Problem: Leave the pictures out and quote every line from the start of the listing to the line with "-0.08], [13.87, -0.2]];", inclusive.

Data segment:

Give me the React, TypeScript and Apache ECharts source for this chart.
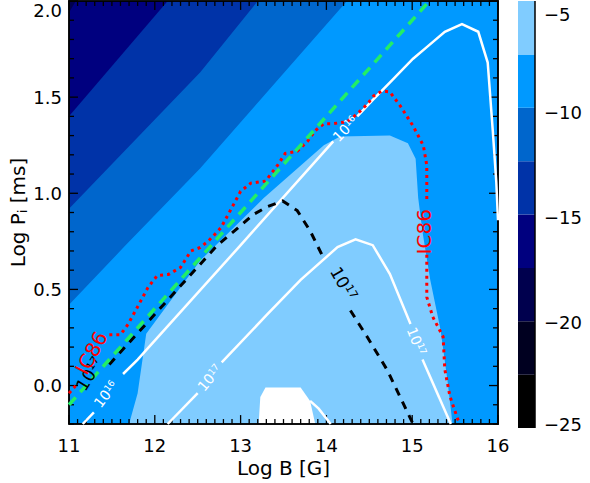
import React, { useEffect, useRef } from "react";
import * as echarts from "echarts";

const FONT = "'DejaVu Sans', 'Liberation Sans', sans-serif";

// axis ranges and ticks
const logBRange = [11, 16];
const logPRange = [-0.2, 2.0];
const logBTickLabels = [11, 12, 13, 14, 15, 16];
const logPTickLabels = [0.0, 0.5, 1.0, 1.5, 2.0];
const logBMinorPerMajor = 10;
const logPMinorStep = 0.1;
const colorbarTicks = [-25, -20, -15, -10, -5];

// colour-bar levels (bottom to top) and their colours
const levels = [-25, -22.46, -19.92, -17.38, -14.84, -12.3, -9.76, -7.22, -4.68];
const levelColors = ["#000000", "#000020", "#00004e", "#00007f", "#0033a8", "#0066cc", "#0099ff", "#80ccff"];
const aboveTopColor = "#ffffff";

// filled-contour boundaries, [log B, log P]
const edgeM1738 = [[11.0, 1.94], [11.08, 2.0]];
const edgeM1484 = [[11.0, 1.4], [12.15, 2.0]];
const edgeM1230 = [[11.0, 0.92], [12.53, 1.63], [13.2, 2.0]];
const edgeM976 = [[11.0, 0.42], [11.64, 0.72], [12.53, 1.13], [14.24, 2.0]];
const regionM722 = [
  [11.7, -0.2], [11.8, -0.04], [11.9, 0.27], [12.53, 0.65], [13.27, 0.975], [13.97, 1.25],
  [14.16, 1.295], [14.74, 1.3], [14.95, 1.26], [15.04, 1.18], [15.07, 0.975], [15.12, 0.8],
  [15.21, 0.55], [15.33, 0.29], [15.41, 0.03], [15.47, -0.2],
];
const regionM468 = [[13.21, -0.2], [13.23, -0.06], [13.29, -0.01], [13.7, -0.01], [13.81, -0.08], [13.87, -0.2]];

// contour lines
const greenLine = [[11.0, -0.1], [15.2, 2.0]];
const white16a = [[11.16, -0.2], [11.29, -0.14]];
const white16b = [[11.63, 0.06], [11.8, 0.135], [12.98, 0.72], [14.08, 1.27]];
const white16c = [
  [14.36, 1.4], [14.55, 1.49], [14.77, 1.59], [15.01, 1.7], [15.17, 1.76], [15.38, 1.84],
  [15.58, 1.88], [15.77, 1.84], [15.88, 1.68], [15.94, 1.32], [15.98, 1.06], [16.0, 0.86],
];
const white17a = [[12.15, -0.2], [12.5, -0.04]];
const white17b = [
  [12.78, 0.12], [13.31, 0.37], [13.7, 0.55], [14.13, 0.72], [14.34, 0.76], [14.54, 0.73],
  [14.74, 0.58], [14.98, 0.32],
];
const white17c = [[15.12, 0.135], [15.45, -0.2]];
const white18 = [[13.81, -0.08], [13.91, -0.12], [14.05, -0.2]];
const black17a = [
  [11.47, 0.11], [12.73, 0.73], [12.97, 0.82], [13.15, 0.89], [13.31, 0.93], [13.49, 0.96],
  [13.66, 0.91], [13.81, 0.805], [13.97, 0.66],
];
const black17b = [[14.28, 0.39], [14.48, 0.25], [14.71, 0.08], [14.86, -0.06], [15.01, -0.2]];
const ic86a = [[11.0, -0.04], [11.1, 0.01]];
const ic86b = [
  [11.47, 0.264], [11.6, 0.264], [11.69, 0.32], [11.8, 0.41], [11.92, 0.51], [12.03, 0.573],
  [12.16, 0.578], [12.3, 0.614], [12.42, 0.7], [12.53, 0.718], [12.63, 0.754], [12.77, 0.82],
  [12.88, 0.91], [13.0, 1.01], [13.12, 1.053], [13.29, 1.063], [13.43, 1.145], [13.52, 1.207],
  [13.66, 1.218], [13.78, 1.27], [13.87, 1.326], [13.97, 1.362], [14.08, 1.362], [14.24, 1.372],
  [14.36, 1.413], [14.48, 1.465], [14.55, 1.506], [14.65, 1.532], [14.74, 1.527], [14.86, 1.455],
  [15.01, 1.35], [15.13, 1.248], [15.17, 1.145], [15.17, 0.96],
];
const ic86c = [
  [15.17, 0.68], [15.17, 0.46], [15.24, 0.357], [15.36, 0.254], [15.38, 0.084], [15.44, -0.056],
  [15.53, -0.174], [15.56, -0.2],
];

// contour annotations: anchor [log B, log P], text, superscript, angle
const annAnchors = [
  [11.43, -0.045], [12.64, 0.04], [14.22, 1.336], [15.05, 0.23],
  [14.2, 0.53], [11.24, 0.06], [11.26, 0.17], [15.14, 0.8],
];
const annTexts = ["10", "10", "10", "10", "10", "10", "IC86", "IC86"];
const annSups = ["16", "17", "16", "17", "17", "17", "", ""];
const annAngles = [52, 50, 46, -68, -60, 58, 62, 90];
const annKinds = ["w", "w", "w", "w", "k", "k", "r", "r"];

const MINUS = "\u2212";

// layout of the plot box in pixels
const PLOT = { left: 68, top: 1, width: 430, height: 427 };
const BAR = { left: 518, top: 1, width: 17, height: 427 };

export default function App() {
  const ref = useRef<HTMLDivElement>(null);

  useEffect(() => {
    const chart = echarts.init(ref.current!, null, { renderer: "svg" });
    const [x0, x1] = logBRange;
    const [y0, y1] = logPRange;
    const closeLR = [[x1, y1], [x1, y0], [x0, y0]];
    const dxPerPx = (x1 - x0) / PLOT.width;
    const dyPerPx = (y1 - y0) / PLOT.height;

    // frame strips (1.5 px) in data units
    const hw = 0.75;
    const frameStrips = [
      [[x0 - hw * dxPerPx, y0 - hw * dyPerPx], [x1 + hw * dxPerPx, y0 - hw * dyPerPx], [x1 + hw * dxPerPx, y0 + hw * dyPerPx], [x0 - hw * dxPerPx, y0 + hw * dyPerPx]],
      [[x0 - hw * dxPerPx, y1 - hw * dyPerPx], [x1 + hw * dxPerPx, y1 - hw * dyPerPx], [x1 + hw * dxPerPx, y1 + hw * dyPerPx], [x0 - hw * dxPerPx, y1 + hw * dyPerPx]],
      [[x0 - hw * dxPerPx, y0 - hw * dyPerPx], [x0 + hw * dxPerPx, y0 - hw * dyPerPx], [x0 + hw * dxPerPx, y1 + hw * dyPerPx], [x0 - hw * dxPerPx, y1 + hw * dyPerPx]],
      [[x1 - hw * dxPerPx, y0 - hw * dyPerPx], [x1 + hw * dxPerPx, y0 - hw * dyPerPx], [x1 + hw * dxPerPx, y1 + hw * dyPerPx], [x1 - hw * dxPerPx, y1 + hw * dyPerPx]],
    ];

    const fills = [
      { pts: [[x0, y0], [x1, y0], [x1, y1], [x0, y1]], color: levelColors[2] },
      { pts: [...edgeM1738, ...closeLR], color: levelColors[3] },
      { pts: [...edgeM1484, ...closeLR], color: levelColors[4] },
      { pts: [...edgeM1230, ...closeLR], color: levelColors[5] },
      { pts: [...edgeM976, ...closeLR], color: levelColors[6] },
      { pts: regionM722, color: levelColors[7] },
      { pts: regionM468, color: aboveTopColor },
      ...frameStrips.map((pts) => ({ pts, color: "#000000" })),
    ];

    // tick segments in data units (lengths converted from pixels)
    const tickSegs: number[][][] = [];
    const xStep = (logBTickLabels[1] - logBTickLabels[0]) / logBMinorPerMajor;
    const nX = Math.round((x1 - x0) / xStep);
    for (let i = 0; i <= nX; i++) {
      const v = x0 + i * xStep;
      const len = (i % logBMinorPerMajor === 0 ? 9 : 5) * dyPerPx;
      tickSegs.push([[v, y0], [v, y0 + len]]);
      tickSegs.push([[v, y1], [v, y1 - len]]);
    }
    const nY = Math.round((y1 - y0) / logPMinorStep);
    for (let i = 0; i <= nY; i++) {
      const v = y0 + i * logPMinorStep;
      const len = (Math.abs(v * 2 - Math.round(v * 2)) < 1e-6 ? 9 : 5) * dxPerPx;
      tickSegs.push([[x0, v], [x0 + len, v]]);
      tickSegs.push([[x1, v], [x1 - len, v]]);
    }

    const axisTexts: { at: number[]; text: string; axis: string }[] = [
      ...logBTickLabels.map((v) => ({ at: [v, y0], text: String(v), axis: "x" })),
      ...logPTickLabels.map((v) => ({ at: [x0, v], text: v.toFixed(1), axis: "y" })),
    ];

    const kindStyle: Record<string, { color: string; size: number }> = {
      w: { color: "#ffffff", size: 14 },
      k: { color: "#000000", size: 17 },
      r: { color: "#ff0000", size: 20 },
    };

    const lineSeries = (data: number[][], color: string, width: number, type: any, xi = 0, yi = 0) => ({
      type: "line",
      xAxisIndex: xi,
      yAxisIndex: yi,
      data,
      symbol: "none",
      showSymbol: false,
      silent: true,
      clip: false,
      z: 3,
      lineStyle: { color, width, type, cap: "butt", join: "miter" },
    });

    const option: any = {
      animation: false,
      backgroundColor: "#ffffff",
      grid: [
        { ...PLOT, containLabel: false },
        { ...BAR, containLabel: false },
      ],
      xAxis: [
        {
          type: "value",
          gridIndex: 0,
          min: x0,
          max: x1,
          interval: 1,
          position: "bottom",
          axisLine: { show: false, onZero: false },
          axisTick: { show: false },
          axisLabel: { show: false },
          splitLine: { show: false },
          name: "Log B [G]",
          nameLocation: "middle",
          nameGap: 34,
          nameTextStyle: { fontSize: 20, color: "#000", fontFamily: FONT },
        },
        { type: "value", gridIndex: 1, min: 0, max: 1, show: false },
      ],
      yAxis: [
        {
          type: "value",
          gridIndex: 0,
          min: y0,
          max: y1,
          interval: logPMinorStep,
          position: "left",
          axisLine: { show: false, onZero: false },
          axisTick: { show: false },
          axisLabel: { show: false },
          splitLine: { show: false },
          name: "Log P{sub|i} [ms]",
          nameLocation: "middle",
          nameGap: 40,
          nameTextStyle: {
            fontSize: 20,
            color: "#000",
            fontFamily: FONT,
            rich: { sub: { fontSize: 13, fontFamily: FONT, color: "#000", verticalAlign: "bottom", padding: [9, 0, 0, 0] } },
          },
        },
        {
          type: "value",
          gridIndex: 1,
          position: "right",
          min: levels[0],
          max: levels[levels.length - 1],
          interval: 5,
          axisLine: { show: false, onZero: false },
          axisTick: { show: false },
          splitLine: { show: false },
          axisLabel: {
            show: true,
            showMaxLabel: false,
            margin: 9,
            fontSize: 18,
            color: "#000",
            fontFamily: FONT,
            formatter: (v: number) => {
              const hit = colorbarTicks.find((t) => Math.abs(t - v) < 1e-6);
              if (hit === undefined) return "";
              const s = (hit < 0 ? MINUS : "") + Math.abs(hit);
              if (hit === colorbarTicks[colorbarTicks.length - 1]) return `{top|${s}}`;
              if (hit === colorbarTicks[0]) return `{bot|${s}}`;
              return s;
            },
            rich: {
              top: { fontSize: 18, fontFamily: FONT, color: "#000", padding: [14, 0, 0, 0] },
              bot: { fontSize: 18, fontFamily: FONT, color: "#000", padding: [0, 0, 8, 0] },
            },
          },
        },
      ],
      series: [
        {
          type: "custom",
          xAxisIndex: 0,
          yAxisIndex: 0,
          silent: true,
          clip: false,
          z: 1,
          data: fills.map((_, i) => [x0, y0, i]),
          renderItem: (params: any, api: any) => {
            const f = fills[params.dataIndex];
            return {
              type: "polygon",
              shape: { points: f.pts.map((p) => api.coord(p)) },
              style: { fill: f.color },
            };
          },
        },
        {
          type: "custom",
          xAxisIndex: 1,
          yAxisIndex: 1,
          silent: true,
          z: 1,
          data: levelColors.map((_, i) => [0, levels[i], i]),
          renderItem: (params: any, api: any) => {
            const i = params.dataIndex;
            const a = api.coord([0, levels[i + 1]]);
            const b = api.coord([1, levels[i]]);
            return {
              type: "rect",
              shape: { x: a[0], y: a[1], width: b[0] - a[0], height: b[1] - a[1] },
              style: { fill: levelColors[i] },
            };
          },
        },
        // plot frame and colour-bar edge
        lineSeries([[x0, y0], [x1, y0], [x1, y1], [x0, y1], [x0, y0]], "#000000", 1.5, "solid"),
        lineSeries([[1, levels[0]], [1, levels[levels.length - 1]]], "#000000", 1.5, "solid", 1, 1),
        // inward ticks
        ...tickSegs.map((seg) => lineSeries(seg, "#000000", 1.3, "solid")),
        lineSeries(white16a, "#ffffff", 2.5, "solid"),
        lineSeries(white16b, "#ffffff", 2.5, "solid"),
        lineSeries(white16c, "#ffffff", 2.5, "solid"),
        lineSeries(white17a, "#ffffff", 2.5, "solid"),
        lineSeries(white17b, "#ffffff", 2.5, "solid"),
        lineSeries(white17c, "#ffffff", 2.5, "solid"),
        lineSeries(white18, "#ffffff", 2.5, "solid"),
        lineSeries(black17a, "#000000", 3, [8, 7]),
        lineSeries(black17b, "#000000", 3, [8, 7]),
        lineSeries(ic86a, "#ff0000", 3, [3, 4]),
        lineSeries(ic86b, "#ff0000", 3, [3, 4]),
        lineSeries(ic86c, "#ff0000", 3, [3, 4]),
        lineSeries(greenLine, "#22ee66", 3.5, [10, 7]),
        {
          type: "custom",
          xAxisIndex: 0,
          yAxisIndex: 0,
          silent: true,
          clip: false,
          z: 5,
          data: annAnchors.map((p, i) => [p[0], p[1], i]),
          renderItem: (params: any, api: any) => {
            const i = params.dataIndex;
            const pt = api.coord(annAnchors[i]);
            const st = kindStyle[annKinds[i]];
            const sup = annSups[i];
            const text = sup ? `{b|${annTexts[i]}}{s|${sup}}` : `{b|${annTexts[i]}}`;
            return {
              type: "text",
              x: pt[0],
              y: pt[1],
              rotation: (annAngles[i] * Math.PI) / 180,
              z2: 100,
              style: {
                text,
                fill: st.color,
                fontSize: st.size,
                fontFamily: FONT,
                align: "center",
                verticalAlign: "middle",
                rich: {
                  b: { fill: st.color, fontSize: st.size, fontFamily: FONT },
                  s: { fill: st.color, fontSize: Math.round(st.size * 0.65), fontFamily: FONT, verticalAlign: "top" },
                },
              },
            };
          },
        },
        {
          // tick labels of the main plot
          type: "custom",
          xAxisIndex: 0,
          yAxisIndex: 0,
          silent: true,
          clip: false,
          z: 5,
          data: axisTexts.map((t, i) => [t.at[0], t.at[1], i]),
          renderItem: (params: any, api: any) => {
            const t = axisTexts[params.dataIndex];
            const p = api.coord(t.at);
            const isX = t.axis === "x";
            const isTop = !isX && Math.abs(t.at[1] - y1) < 1e-9;
            return {
              type: "text",
              x: isX ? p[0] : p[0] - 7,
              y: isX ? p[1] + 12 : p[1] + (isTop ? 9 : 0),
              style: {
                text: t.text,
                fill: "#000000",
                fontSize: 18,
                fontFamily: FONT,
                align: isX ? "center" : "right",
                verticalAlign: isX ? "top" : "middle",
              },
            };
          },
        },
      ],
    };

    chart.setOption(option);
    return () => chart.dispose();
  }, []);

  return (
    <div
      ref={ref}
      style={{ position: "absolute", left: 0, top: 0, width: 590, height: 483, background: "#ffffff" }}
    />
  );
}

The completed task:
Give me the React, TypeScript and Apache ECharts source for this chart.
import React, { useEffect, useRef } from "react";
import * as echarts from "echarts";

const FONT = "'DejaVu Sans', 'Liberation Sans', sans-serif";

// axis ranges and ticks
const logBRange = [11, 16];
const logPRange = [-0.2, 2.0];
const logBTickLabels = [11, 12, 13, 14, 15, 16];
const logPTickLabels = [0.0, 0.5, 1.0, 1.5, 2.0];
const logBMinorPerMajor = 10;
const logPMinorStep = 0.1;
const colorbarTicks = [-25, -20, -15, -10, -5];

// colour-bar levels (bottom to top) and their colours
const levels = [-25, -22.46, -19.92, -17.38, -14.84, -12.3, -9.76, -7.22, -4.68];
const levelColors = ["#000000", "#000020", "#00004e", "#00007f", "#0033a8", "#0066cc", "#0099ff", "#80ccff"];
const aboveTopColor = "#ffffff";

// filled-contour boundaries, [log B, log P]
const edgeM1738 = [[11.0, 1.94], [11.08, 2.0]];
const edgeM1484 = [[11.0, 1.4], [12.15, 2.0]];
const edgeM1230 = [[11.0, 0.92], [12.53, 1.63], [13.2, 2.0]];
const edgeM976 = [[11.0, 0.42], [11.64, 0.72], [12.53, 1.13], [14.24, 2.0]];
const regionM722 = [
  [11.7, -0.2], [11.8, -0.04], [11.9, 0.27], [12.53, 0.65], [13.27, 0.975], [13.97, 1.25],
  [14.16, 1.295], [14.74, 1.3], [14.95, 1.26], [15.04, 1.18], [15.07, 0.975], [15.12, 0.8],
  [15.21, 0.55], [15.33, 0.29], [15.41, 0.03], [15.47, -0.2],
];
const regionM468 = [[13.21, -0.2], [13.23, -0.06], [13.29, -0.01], [13.7, -0.01], [13.81, -0.08], [13.87, -0.2]];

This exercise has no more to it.